The Vietnam War is another question, and Wicker’s understanding of it is (for 1968) not too different from what is being written today.  He doesn’t know whether Kennedy would have followed the same path had he lived.  He believes that Johnson never anticipated the wide war that he eventually brought about.

He thinks that our reasons for fighting this war were confused from the beginning. Were we fighting to help the people of South Vietnam retain their freedom (as if they were free under the Diem rule)?  Were we simply to assist the South Vietnamese develop the skills to defend themselves?  Were we trying to defeat North Vietnam to rid that part of the country of communism?  Were we conducting a proxy fight  against Communist China to stop the spread of communism before the next domino fell? According to Wicker, you cannot do all of that and maintain a consistent strategy.

Both Kennedy and Johnson had advisers who pushed for increased involvement and carrying the fight from a defense of the South to an attack on the North.  Kennedy, he thinks, learned his lesson about relying to heavily on advisers during the Bay of Pigs fiasco.  Johnson never had the opportunity to learn that lesson.

At the time of the Gulf of Tonkin incident (which Wicker naturally assumes did occur, but which he did not think to be an incident of ultimate importance), Johnson came to Congress with a resolution to respond as need be in order to protect American interests.  There were always questions as to whether or not this resolution was constitutionally required, but it was important to Johnson, says Wicker, to have Congress behind him.  And the Gulf of Tonkin was met with the first bombing in the North.

But, Wicker asks, what was the connection between the bombing of the North, and the increasing guerrilla warfare in the South? What was the goal of bombing.  Again, was there a strategy?  Was it meant to help win a war, or only to punish Hanoi, or perhaps to make it realize that America was serious and that they should think twice before sponsoring (or permitting) further attacks on American interests?

Of course the bombing did neither, but, says Wicker, it put Johnson in a position where he could not ignore further attacks on American forces, being forced to respond to each, as things escalated beyond anyone’s control.  (Interestingly, he believes that a truce could have been reached early in the Johnson years with the help of the United Nations, although the result would have been a “neutral” government in Vietnam, similar to that in Laos.)  When the book was written, Johnson was still president and the war still going on, of course.
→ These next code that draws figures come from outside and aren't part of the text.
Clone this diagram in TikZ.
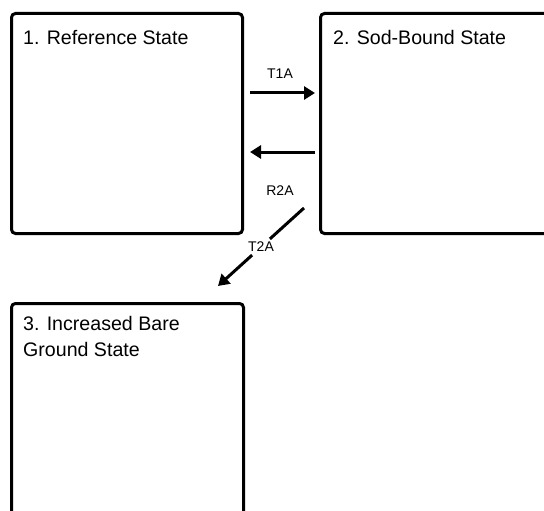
\documentclass[tikz,border=0pt]{standalone}
\usepackage{fontspec}
\setmainfont{Liberation Sans}
\usetikzlibrary{arrows.meta}
\begin{document}
\begin{tikzpicture}[x=1pt,y=-1pt,
  statebox/.style={draw=black, line width=3pt, rounded corners=4pt, fill=white, anchor=north west, inner sep=0pt},
  statetext/.style={anchor=base west, inner sep=0pt, font=\fontsize{19.6}{26}\selectfont, align=left},
  arr/.style={line width=3pt, -{Triangle[length=11pt,width=13pt]}},
  plain/.style={line width=3pt},
  lbl/.style={font=\fontsize{14}{16}\selectfont, inner sep=1pt}]
\useasboundingbox (0,0) rectangle (544,511);
\clip (0,0) rectangle (544,511);
\node[statebox, minimum width=231pt, minimum height=220pt] (b1) at (10,12) {};
\node[statebox, minimum width=260pt, minimum height=220pt] (b2) at (319,12) {};
\node[statebox, minimum width=232pt, minimum height=240pt] (b3) at (10,302) {};
\node[statetext] (t1) at (23,45) {1. Reference State};
\node[statetext] (t2) at (333,45) {2. Sod-Bound State};
\node[statetext, anchor=north west] (t3) at (23,316) {3. Increased Bare\\Ground State};
\coordinate (y1) at (0,93);
\coordinate (y2) at (0,152);
\draw[arr, shorten <=6pt, shorten >=4pt] (b1.east |- y1) -- (b2.west |- y1);
\draw[arr, shorten <=4pt, shorten >=6pt] (b2.west |- y2) -- (b1.east |- y2);
\node[lbl, anchor=base] (l1) at (280,78) {T1A};
\node[lbl, anchor=base] (l2) at (280,195) {R2A};
\coordinate (d1) at (304,208);
\coordinate (d2) at (218,286);
\node[lbl, inner sep=3pt] (l3) at (261,247) {T2A};
\draw[plain] (d1) -- (l3);
\draw[arr] (l3) -- (d2);
\end{tikzpicture}
\end{document}
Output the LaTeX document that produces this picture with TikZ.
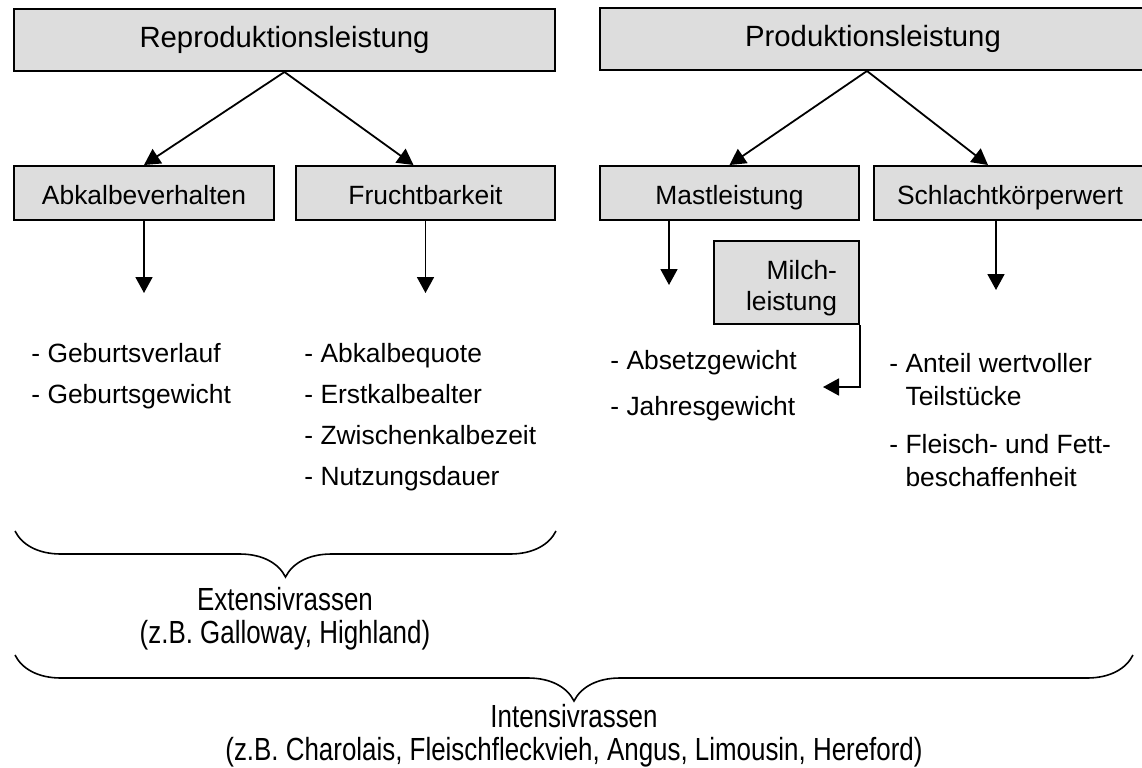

Wicker was not optimistic as to how it would end up.

2. The other book I read is Francine du Plessix Gray’s “Rage & Fire”, the biography of Louise Colet, French poet and sometime mistress of Gustave Flaubert (and the muse behind, and model for, Emma Bovary).

Well, what you conclude from this book is that the French literary and artistic circles of the 19th century spent most of their time pursuing extra marital sexual arrangements of one or another sort.  That this occurred within a small group of people who all knew each other over a period of many years, and that no one criticized this general life style. But that it wasn’t a particularly happy life, as at least for large periods of time, these people were miserable – sometimes because of their relationships, sometimes in spite of their relationships. And, what is more, they all wrote about both their activities and their feelings, not only in their literary work, but in a continual outpouring of letters and other correspondence, much of which has been preserved for posterity.  It all got a little tedious.

Colet, born into a very dysfunctional family in the South of France, escaped to Paris and a musician/husband with whom she led a life of poverty and extra-marital attachments.  But this did not stop her from being an award winning (if controversial) poet – were her awards base solely on her artistic skills, or on her sexual and other connections?  And eventually, she met Flaubert, who never married, and who was both a mama’s boy and a man with an enormous sexual appetite.  And the rest, as they say, is history (much of which would be just as well forgotten).